A comprehensive IAM roadmap is a great first step in dissolving your company's identity silos. This means identifying silos, understanding where they come from, and taking steps to eliminate them. It involves changing how access permissions are managed across your organization. You might also consider automated solutions that make it easier to protect users and platforms.
Change management
Change management should be a primary phase of your IAM roadmap. It means ensuring proper guidance, implementation, and resolution of projects that ensure all access permissions are centralized and appropriately transparent.
Change management also ensures that the right digital assets are protected while others are cleaned up and purged. Protecting digital assets is a difficult undertaking, especially for established organizations with large data libraries. Indeed, the process of dissolving identity siloes and preserving the right information is not dissimilar to protecting digital data following a business split-up. This is a multi-step process that typically involves:
- Performing a data inventory check
- Developing a plan to transfer data to more secure, compliant programs
- Coordinating with the management team to ensure you share the same security strategies and priorities
- Encrypting or re-encrypting sensitive information
- Monitoring data before, during, and after the transfer process
These steps help companies of all sizes end identity silos and maintain security as leadership responsibilities change hands.
Data-sharing solutions
Data-sharing strategies can also help your organization dissolve identity silos. These solutions streamline the data-sharing process, upholding security while making it easier for employees to access the right programs and information.

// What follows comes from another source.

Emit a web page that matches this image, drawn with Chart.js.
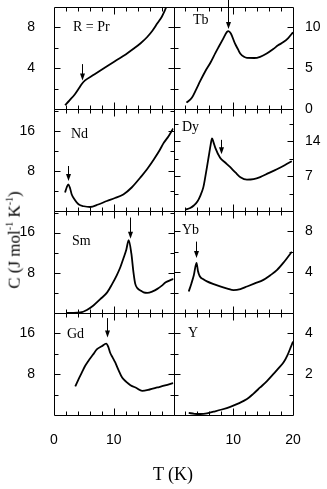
<!DOCTYPE html>
<html>
<head>
<meta charset="utf-8">
<script src="https://cdn.jsdelivr.net/npm/chart.js@4.4.1/dist/chart.umd.min.js"></script>
<style>
  html, body { margin: 0; padding: 0; background: #fff; }
  #wrap { position: relative; width: 327px; height: 489px; overflow: hidden; }
  #wrap canvas { position: absolute; left: 0; top: 0; }
  .lbl { position: absolute; font-family: "Liberation Serif", serif; font-size: 14px; line-height: 16px; color: #000; white-space: nowrap; }
  .ttl { position: absolute; font-family: "Liberation Serif", serif; color: #000; white-space: nowrap; }
  .ttl sup { font-size: 10px; }
</style>
</head>
<body>
<div id="wrap">
  <canvas id="chartC" width="327" height="489"></canvas>
  <div class="lbl" style="left:73px;top:19px">R = Pr</div>
  <div class="lbl" style="left:193px;top:12px">Tb</div>
  <div class="lbl" style="left:71px;top:126px">Nd</div>
  <div class="lbl" style="left:182px;top:119px">Dy</div>
  <div class="lbl" style="left:72px;top:233px">Sm</div>
  <div class="lbl" style="left:182px;top:222px">Yb</div>
  <div class="lbl" style="left:67px;top:326px">Gd</div>
  <div class="lbl" style="left:188px;top:325px">Y</div>
  <div class="ttl" style="left:14px;top:240px;font-size:17px;transform:translate(-50%,-50%) rotate(-90deg)">C (J mol<sup>-1</sup> K<sup>-1</sup>)</div>
  <div class="ttl" style="left:173px;top:474px;font-size:18px;transform:translate(-50%,-50%)">T (K)</div>
</div>
<script>
// temperature (K) / heat capacity (J mol-1 K-1)
const prT = [1.85, 2.6, 3.5, 4.2, 4.65, 5.2, 6.5, 7.7, 9, 10.5, 12, 13.3, 14.5, 15.6, 16.5, 17.3, 18.0, 18.5, 19];
const prC = [0.37, 0.85, 1.45, 2.05, 2.45, 2.8, 3.3, 3.76, 4.25, 4.8, 5.35, 5.9, 6.45, 7.06, 7.7, 8.4, 9.0, 9.6, 10.3];

const tbT = [2.17, 3.1, 3.8, 4.5, 5.3, 6.2, 7.0, 7.55, 8.3, 8.95, 9.2, 9.6, 10.3, 10.8, 11.2, 11.8, 12.3, 13.5, 14.5, 15.6, 16.7, 17.5, 18.4, 19.2, 20];
const tbC = [0.78, 1.4, 2.4, 3.47, 4.6, 5.7, 6.85, 7.6, 8.6, 9.45, 9.55, 9.25, 8.0, 7.3, 6.77, 6.4, 6.27, 6.25, 6.4, 6.8, 7.35, 7.8, 8.2, 8.7, 9.4];

const ndT = [1.85, 2.15, 2.4, 2.7, 2.97, 3.5, 4.1, 5.0, 6.05, 7.4, 8.85, 10.2, 11.6, 13.0, 14.45, 15.6, 16.7, 17.6, 18.4, 19.2, 19.95];
const ndC = [3.7, 4.8, 5.3, 4.5, 3.3, 2.2, 1.34, 0.95, 0.8, 1.3, 2.0, 2.6, 3.3, 4.7, 6.7, 8.4, 10.3, 12.0, 13.7, 15.0, 16.5];

const dyT = [2.0, 2.8, 3.4, 4.0, 4.5, 5.0, 5.3, 5.6, 5.9, 6.2, 6.45, 6.7, 7.0, 7.8, 8.6, 9.5, 10.4, 11.2, 12.3, 13.4, 14.5, 15.9, 17.3, 18.6, 19.8];
const dyC = [0.3, 0.6, 1.1, 1.9, 3.1, 4.8, 6.7, 8.8, 11, 13.2, 14.6, 13.8, 12.7, 10.7, 9.8, 8.8, 7.7, 6.8, 6.3, 6.4, 6.8, 7.6, 8.4, 9.2, 10];

const smT = [2.1, 3.0, 4.4, 5.5, 6.6, 7.7, 8.9, 9.7, 10.5, 11.1, 11.6, 12.1, 12.5, 12.95, 13.3, 13.6, 14.0, 14.45, 15.0, 15.6, 16.5, 17.3, 18.0, 18.7, 19.4, 20];
const smC = [0, 0.02, 0.1, 0.6, 1.5, 2.7, 4.1, 5.7, 7.5, 9.1, 10.8, 12.6, 14.5, 11.8, 8.1, 5.8, 4.9, 4.5, 4.1, 4.0, 4.3, 4.8, 5.4, 6.1, 6.5, 6.8];

const ybT = [2.55, 3.0, 3.4, 3.85, 4.1, 4.4, 5.0, 5.6, 6.6, 7.8, 9.0, 10.05, 11.2, 12.3, 13.6, 15.05, 16.2, 17.3, 18.5, 19.8];
const ybC = [2.1, 2.9, 3.7, 4.9, 4.1, 3.6, 3.3, 3.1, 2.85, 2.6, 2.4, 2.25, 2.35, 2.6, 2.9, 3.25, 3.7, 4.2, 5.0, 6.0];

const gdT = [3.55, 4.1, 4.65, 5.2, 5.75, 6.5, 7.2, 8.0, 8.75, 9.1, 9.4, 9.8, 10.25, 10.8, 11.4, 12.1, 12.8, 13.8, 14.75, 16.0, 17.3, 18.6, 19.95];
const gdC = [5.6, 7.0, 8.3, 9.6, 10.6, 11.8, 12.9, 13.5, 14.0, 13.3, 12.2, 11.3, 10.3, 8.8, 7.35, 6.5, 5.85, 5.3, 4.75, 5.0, 5.4, 5.8, 6.25];

const yT = [2.55, 3.5, 4.5, 5.6, 6.7, 8.1, 9.5, 10.9, 12.3, 13.4, 14.5, 15.6, 16.7, 17.6, 18.4, 19.1, 19.7, 20];
const yC = [0.1, 0.06, 0.05, 0.08, 0.16, 0.27, 0.4, 0.57, 0.78, 1.05, 1.35, 1.65, 2.0, 2.3, 2.57, 2.95, 3.38, 3.6];

// panels in reading order (left, right, left, right ...)
const panelNames = ['Pr', 'Tb', 'Nd', 'Dy', 'Sm', 'Yb', 'Gd', 'Y'];
const panelT = [prT, tbT, ndT, dyT, smT, ybT, gdT, yT];
const panelC = [prC, tbC, ndC, dyC, smC, ybC, gdC, yC];

// y axis of each panel
const yMax = [10, 12.5, 20.4, 20.5, 20.3, 10, 20, 5];
const yStep = [2, 2.5, 4, 3.5, 4, 2, 4, 1];
const yLabels = [[4, 8], [0, 5, 10], [8, 16], [7, 14], [8, 16], [4, 8], [8, 16], [2, 4]];

// shared T axis per column
const tMax = 20;
const tStep = 2;
const tLabelsLeft = [0, 10];
const tLabelsRight = [10, 20];
const tMajor = [10];

// transition arrows: T position, from C, to C
const arrowT = [4.65, 9.2, 2.4, 8.0, 12.7, 3.7, 8.85, null];
const arrowFrom = [4.4, 13.4, 9.0, 14.3, 19.0, 7.0, 19.0, null];
const arrowTo = [2.8, 9.8, 6.0, 11.4, 14.8, 5.4, 15.2, null];

const hasVal = (list, v) => list.some(l => Math.abs(l - v) < 1e-6);

const scales = {};
// x axes, stacked side by side under the two columns
['xL', 'xR'].forEach((id, col) => {
    const lbls = col === 0 ? tLabelsLeft : tLabelsRight;
    scales[id] = {
        type: 'linear',
        position: 'bottom',
        stack: 'trow',
        weight: col + 1,
        min: 0,
        max: tMax,
        grid: { display: false },
        border: { display: false },
        ticks: {
            stepSize: tStep,
            autoSkip: false,
            maxRotation: 0,
            includeBounds: false,
            padding: 9,
            color: '#000',
            font: { family: 'Liberation Sans', size: 14 },
            callback: v => hasVal(lbls, v) ? String(v) : ''
        },
        afterFit: s => {
            s.height = 74;
            s.paddingLeft = 0;
            s.paddingRight = 0;
        }
    };
});
// y axes, stacked in each column
panelNames.forEach((n, i) => {
    const col = i % 2, row = Math.floor(i / 2);
    scales['y' + i] = {
        type: 'linear',
        position: col === 0 ? 'left' : 'right',
        stack: col === 0 ? 'colL' : 'colR',
        weight: col === 0 ? 4 - row : row + 1,
        min: 0,
        max: yMax[i],
        grid: { display: false },
        border: { display: false },
        ticks: {
            stepSize: yStep[i],
            autoSkip: false,
            includeBounds: false,
            padding: col === 0 ? 11 : 4,
            color: '#000',
            font: { family: 'Liberation Sans', size: 14 },
            callback: v => hasVal(yLabels[i], v) ? String(v) : ''
        },
        afterFit: s => {
            s.width = col === 0 ? 54 : 34;
            s.paddingTop = 0;
            s.paddingBottom = 0;
        }
    };
});

const datasets = panelNames.map((n, i) => ({
    label: n,
    data: panelT[i].map((t, k) => ({ x: t, y: panelC[i][k] })),
    xAxisID: i % 2 === 0 ? 'xL' : 'xR',
    yAxisID: 'y' + i,
    borderColor: '#000',
    borderWidth: 1.8,
    pointRadius: 0,
    cubicInterpolationMode: 'monotone',
    fill: false
}));

// frames, inward ticks and arrows, all placed through the scales
const framePlugin = {
    id: 'panelFrames',
    afterDatasetsDraw(chart) {
        const ctx = chart.ctx;
        ctx.save();
        ctx.strokeStyle = '#000';
        ctx.fillStyle = '#000';
        ctx.lineWidth = 1;
        panelNames.forEach((n, i) => {
            const xs = chart.scales[i % 2 === 0 ? 'xL' : 'xR'];
            const ys = chart.scales['y' + i];
            const l = Math.round(xs.left) + 0.5, r = Math.round(xs.right) + 0.5;
            const t = Math.round(ys.top) + 0.5, b = Math.round(ys.bottom) + 0.5;
            ctx.beginPath();
            ctx.rect(l, t, r - l, b - t);
            // y ticks on both sides
            ys.ticks.forEach(tk => {
                if (tk.value <= 0 || tk.value >= yMax[i] - 1e-6) return;
                const py = Math.round(ys.getPixelForValue(tk.value)) + 0.5;
                const len = hasVal(yLabels[i], tk.value) ? 6 : 4;
                ctx.moveTo(l, py); ctx.lineTo(l + len, py);
                ctx.moveTo(r, py); ctx.lineTo(r - len, py);
            });
            // T ticks at top and bottom
            xs.ticks.forEach(tk => {
                if (tk.value <= 0 || tk.value >= tMax) return;
                const px = Math.round(xs.getPixelForValue(tk.value)) + 0.5;
                const len = hasVal(tMajor, tk.value) ? 7 : 4;
                ctx.moveTo(px, t); ctx.lineTo(px, t + len);
                ctx.moveTo(px, b); ctx.lineTo(px, b - len);
            });
            ctx.stroke();
            if (arrowT[i] !== null) {
                const ax = Math.round(xs.getPixelForValue(arrowT[i])) + 0.5;
                const y1 = ys.getPixelForValue(arrowFrom[i]);
                const y2 = ys.getPixelForValue(arrowTo[i]);
                ctx.beginPath();
                ctx.moveTo(ax, y1); ctx.lineTo(ax, y2 - 4);
                ctx.stroke();
                ctx.beginPath();
                ctx.moveTo(ax - 2.5, y2 - 7);
                ctx.lineTo(ax, y2);
                ctx.lineTo(ax + 2.5, y2 - 7);
                ctx.closePath();
                ctx.fill();
            }
        });
        ctx.restore();
    }
};

new Chart(document.getElementById('chartC'), {
    type: 'line',
    data: { datasets },
    options: {
        responsive: false,
        animation: false,
        layout: { padding: { top: 7, left: 0, right: 0, bottom: 0 } },
        plugins: {
            legend: { display: false },
            tooltip: { enabled: false }
        },
        scales
    },
    plugins: [framePlugin]
});
</script>
</body>
</html>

Here are some data-sharing solutions that can help:
- Identity federation: This solution links your identities across several disparate systems. It gives multiple employees, even multiple companies, the ability to access programs with a single login credential.
- Single sign-on (SSO): SSO allows employees to log into multiple programs or platforms with a single username and password.
The right solutions promote data-sharing and give the right people access to the right files. They also prevent unauthorized permissions and create centralized management for all identities.
Implementing automated solutions
Automation can go a long way in streamlining the IAM process and preventing silos. It helps improve efficiency across employees while reducing the possibility of error. The same automation solutions can also provide proactive security that monitors for cyberthreats.
Automated identity governance, for example, enables IT admins to see who has access to what, enterprise-wide, and eliminate over-provisioning by automating access approvals and reviews. It also allows them to collect and analyze identity data and identify access blind spots.
In addition, AI-driven threat protection automatically monitors login requests in real time, blocking malicious attempts and adding authentication steps when it detects anomalous behaviors.
And a comprehensive, scalable IAM platform unifies and centralizes identity across the enterprise, including on-prem, multi-cloud, or hybrid. It also covers all users – workforce, customers, and machine identities – to end silos and create a more unified and secure organization.